Posted at 7:51 pm in British Museum

A deal to temporarily exhibit a large number of the statues that make up the terracotta army is being negotiated by British Museum director Neil MacGregor. This exhibition would be a part of the reciprocal agreement that has allowed the Chinese to display important exhibits from the British Museum.
Arrangements such as these can allow many people to see artefacts that they would never otherwise have been able to. Temporary exhibitions draw in a huge number of visitors to the British Museum & equally importantly generate money for the institution.

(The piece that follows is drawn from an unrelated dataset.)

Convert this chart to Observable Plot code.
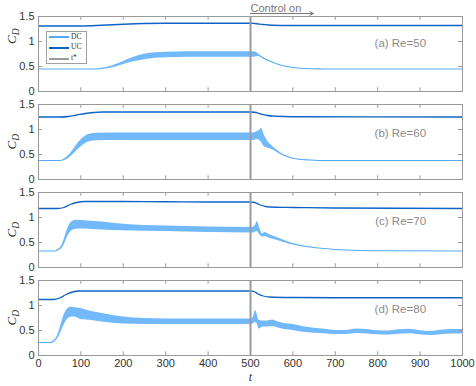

In the past, Greece has made offers whereby if the Elgin Marbles were reunited in Greece on a long-term loan, Greece could loan the British Museum important artefacts – not just a static collection, but one which could change on a regular basis. This would probably draw many more visitors to the Museum than the Sculptures of the Parthenon currently do, but it appears that Neil MacGregor only wants to enter into this sort of agreement when he is able to define all the parameters himself & feels that he is the one controlling the process.

From:
The Independent

3 July 2006 09:42
China’s ancient terracotta army set to march on British Museum
By Louise Jury, Arts Correspondent
Published: 03 July 2006

The biggest exhibition of the terracotta army of Xian seen outside China is being planned by the British Museum.

The deal to bring to Britain a large number of the more than 8,000 figures buried with the first emperor of China, Qin Shi Huang, 2,200 years ago is being brokered by the museum’s director, Neil MacGregor. If the detailed negotiations are concluded successfully, the show would be the most dramatic result of a partnership signed between the two countries last year.